*Listed records*.
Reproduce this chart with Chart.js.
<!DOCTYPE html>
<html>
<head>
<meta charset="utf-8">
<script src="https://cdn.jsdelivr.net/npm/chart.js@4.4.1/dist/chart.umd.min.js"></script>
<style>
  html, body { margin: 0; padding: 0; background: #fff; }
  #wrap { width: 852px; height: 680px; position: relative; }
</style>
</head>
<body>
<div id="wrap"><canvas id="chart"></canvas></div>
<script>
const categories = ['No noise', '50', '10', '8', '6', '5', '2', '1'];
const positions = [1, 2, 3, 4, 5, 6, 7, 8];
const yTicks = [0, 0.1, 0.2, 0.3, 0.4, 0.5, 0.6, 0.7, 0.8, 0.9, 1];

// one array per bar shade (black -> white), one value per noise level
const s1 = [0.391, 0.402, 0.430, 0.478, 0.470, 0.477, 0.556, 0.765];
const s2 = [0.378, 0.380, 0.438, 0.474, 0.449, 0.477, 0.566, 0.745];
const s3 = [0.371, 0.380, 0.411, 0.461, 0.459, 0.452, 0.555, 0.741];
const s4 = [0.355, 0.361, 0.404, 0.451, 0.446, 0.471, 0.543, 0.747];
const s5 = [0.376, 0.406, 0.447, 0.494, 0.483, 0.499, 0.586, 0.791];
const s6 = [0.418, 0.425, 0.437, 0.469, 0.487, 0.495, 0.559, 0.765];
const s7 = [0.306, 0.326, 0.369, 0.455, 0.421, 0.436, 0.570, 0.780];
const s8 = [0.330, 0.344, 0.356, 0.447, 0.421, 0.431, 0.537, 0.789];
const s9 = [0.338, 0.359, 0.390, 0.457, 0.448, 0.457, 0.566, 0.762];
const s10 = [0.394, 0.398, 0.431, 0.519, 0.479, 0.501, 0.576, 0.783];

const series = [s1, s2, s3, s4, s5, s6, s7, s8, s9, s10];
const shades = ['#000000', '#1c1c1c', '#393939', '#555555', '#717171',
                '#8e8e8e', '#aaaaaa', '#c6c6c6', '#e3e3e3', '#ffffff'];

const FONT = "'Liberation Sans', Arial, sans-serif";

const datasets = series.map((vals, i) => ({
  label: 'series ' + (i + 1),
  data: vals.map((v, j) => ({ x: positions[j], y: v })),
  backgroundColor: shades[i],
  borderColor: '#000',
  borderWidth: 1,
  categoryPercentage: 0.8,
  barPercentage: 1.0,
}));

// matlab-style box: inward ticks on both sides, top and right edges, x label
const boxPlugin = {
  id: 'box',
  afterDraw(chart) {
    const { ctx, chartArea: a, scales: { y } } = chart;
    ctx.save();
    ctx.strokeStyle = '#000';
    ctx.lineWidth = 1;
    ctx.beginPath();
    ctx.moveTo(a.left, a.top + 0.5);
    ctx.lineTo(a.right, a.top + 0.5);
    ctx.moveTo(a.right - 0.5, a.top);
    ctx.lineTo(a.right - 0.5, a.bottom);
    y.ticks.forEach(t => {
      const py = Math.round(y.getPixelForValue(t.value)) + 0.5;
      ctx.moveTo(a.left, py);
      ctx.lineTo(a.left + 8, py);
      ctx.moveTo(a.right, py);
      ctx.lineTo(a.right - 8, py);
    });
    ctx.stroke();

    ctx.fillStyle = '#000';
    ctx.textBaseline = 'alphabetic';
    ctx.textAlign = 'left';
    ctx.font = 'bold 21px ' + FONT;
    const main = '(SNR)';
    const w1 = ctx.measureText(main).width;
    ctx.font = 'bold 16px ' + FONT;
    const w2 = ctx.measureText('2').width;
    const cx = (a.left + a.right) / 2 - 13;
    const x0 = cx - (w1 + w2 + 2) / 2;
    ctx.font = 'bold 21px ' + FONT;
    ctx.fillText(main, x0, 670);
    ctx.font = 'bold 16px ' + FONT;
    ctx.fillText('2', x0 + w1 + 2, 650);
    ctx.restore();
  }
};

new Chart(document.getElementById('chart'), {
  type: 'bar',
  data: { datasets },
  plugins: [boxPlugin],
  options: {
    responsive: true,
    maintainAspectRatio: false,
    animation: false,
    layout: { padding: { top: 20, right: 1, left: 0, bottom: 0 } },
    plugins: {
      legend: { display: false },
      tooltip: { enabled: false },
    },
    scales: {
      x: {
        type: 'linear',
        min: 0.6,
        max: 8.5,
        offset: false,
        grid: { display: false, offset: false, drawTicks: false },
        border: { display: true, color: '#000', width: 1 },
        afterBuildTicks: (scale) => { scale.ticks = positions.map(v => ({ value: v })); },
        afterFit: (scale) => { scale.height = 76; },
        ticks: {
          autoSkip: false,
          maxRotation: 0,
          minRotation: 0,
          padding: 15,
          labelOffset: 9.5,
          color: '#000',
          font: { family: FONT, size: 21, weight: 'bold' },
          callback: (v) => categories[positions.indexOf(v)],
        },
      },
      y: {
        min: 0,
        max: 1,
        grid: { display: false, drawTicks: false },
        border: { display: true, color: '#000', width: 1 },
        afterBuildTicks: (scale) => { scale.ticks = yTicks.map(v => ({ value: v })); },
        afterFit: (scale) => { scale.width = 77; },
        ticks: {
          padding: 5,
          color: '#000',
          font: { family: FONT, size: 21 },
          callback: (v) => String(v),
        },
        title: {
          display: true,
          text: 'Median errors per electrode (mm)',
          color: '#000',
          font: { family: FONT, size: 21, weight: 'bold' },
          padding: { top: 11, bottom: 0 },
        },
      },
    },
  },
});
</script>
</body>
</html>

...

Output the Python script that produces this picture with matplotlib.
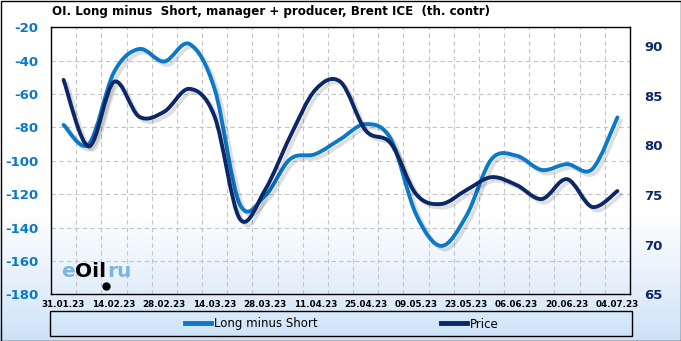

* * *

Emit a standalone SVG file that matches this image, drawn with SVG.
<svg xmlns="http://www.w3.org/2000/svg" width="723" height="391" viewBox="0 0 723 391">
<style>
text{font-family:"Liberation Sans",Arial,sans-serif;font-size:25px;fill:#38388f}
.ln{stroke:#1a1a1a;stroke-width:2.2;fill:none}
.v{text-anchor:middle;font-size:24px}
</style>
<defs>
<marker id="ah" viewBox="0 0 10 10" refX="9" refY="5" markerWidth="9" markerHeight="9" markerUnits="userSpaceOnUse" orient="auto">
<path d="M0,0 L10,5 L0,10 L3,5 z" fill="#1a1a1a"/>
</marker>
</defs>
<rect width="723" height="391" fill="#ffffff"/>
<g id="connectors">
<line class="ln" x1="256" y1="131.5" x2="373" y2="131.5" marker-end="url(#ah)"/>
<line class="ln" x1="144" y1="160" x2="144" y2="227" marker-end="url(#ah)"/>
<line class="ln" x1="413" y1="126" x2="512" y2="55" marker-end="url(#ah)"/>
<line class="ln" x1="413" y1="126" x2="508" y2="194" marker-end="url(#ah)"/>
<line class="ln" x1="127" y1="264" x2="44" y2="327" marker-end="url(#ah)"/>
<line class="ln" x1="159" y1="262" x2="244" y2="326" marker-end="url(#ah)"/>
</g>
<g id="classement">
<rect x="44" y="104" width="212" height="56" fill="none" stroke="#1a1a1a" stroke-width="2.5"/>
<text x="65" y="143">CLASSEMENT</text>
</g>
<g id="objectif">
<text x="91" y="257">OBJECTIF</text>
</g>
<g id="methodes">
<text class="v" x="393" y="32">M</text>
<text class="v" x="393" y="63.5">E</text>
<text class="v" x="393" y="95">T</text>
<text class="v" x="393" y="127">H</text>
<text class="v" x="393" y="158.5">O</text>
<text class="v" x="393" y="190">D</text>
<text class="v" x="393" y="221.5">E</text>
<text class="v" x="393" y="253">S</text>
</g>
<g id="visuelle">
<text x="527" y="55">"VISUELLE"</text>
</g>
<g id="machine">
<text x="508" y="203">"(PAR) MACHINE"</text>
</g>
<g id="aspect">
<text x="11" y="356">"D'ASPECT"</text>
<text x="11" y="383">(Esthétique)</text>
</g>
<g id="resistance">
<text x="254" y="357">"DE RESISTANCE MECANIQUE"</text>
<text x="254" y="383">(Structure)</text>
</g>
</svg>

*Task requirements*.
Retype exactly what runs from the line containing "Reproduce this chart with Chart.js." through the line containing "0.501, 0.576, 0.783];", both lines included, and stop there.

*Reply to the exercise*.
Reproduce this chart with Chart.js.
<!DOCTYPE html>
<html>
<head>
<meta charset="utf-8">
<script src="https://cdn.jsdelivr.net/npm/chart.js@4.4.1/dist/chart.umd.min.js"></script>
<style>
  html, body { margin: 0; padding: 0; background: #fff; }
  #wrap { width: 852px; height: 680px; position: relative; }
</style>
</head>
<body>
<div id="wrap"><canvas id="chart"></canvas></div>
<script>
const categories = ['No noise', '50', '10', '8', '6', '5', '2', '1'];
const positions = [1, 2, 3, 4, 5, 6, 7, 8];
const yTicks = [0, 0.1, 0.2, 0.3, 0.4, 0.5, 0.6, 0.7, 0.8, 0.9, 1];

// one array per bar shade (black -> white), one value per noise level
const s1 = [0.391, 0.402, 0.430, 0.478, 0.470, 0.477, 0.556, 0.765];
const s2 = [0.378, 0.380, 0.438, 0.474, 0.449, 0.477, 0.566, 0.745];
const s3 = [0.371, 0.380, 0.411, 0.461, 0.459, 0.452, 0.555, 0.741];
const s4 = [0.355, 0.361, 0.404, 0.451, 0.446, 0.471, 0.543, 0.747];
const s5 = [0.376, 0.406, 0.447, 0.494, 0.483, 0.499, 0.586, 0.791];
const s6 = [0.418, 0.425, 0.437, 0.469, 0.487, 0.495, 0.559, 0.765];
const s7 = [0.306, 0.326, 0.369, 0.455, 0.421, 0.436, 0.570, 0.780];
const s8 = [0.330, 0.344, 0.356, 0.447, 0.421, 0.431, 0.537, 0.789];
const s9 = [0.338, 0.359, 0.390, 0.457, 0.448, 0.457, 0.566, 0.762];
const s10 = [0.394, 0.398, 0.431, 0.519, 0.479, 0.501, 0.576, 0.783];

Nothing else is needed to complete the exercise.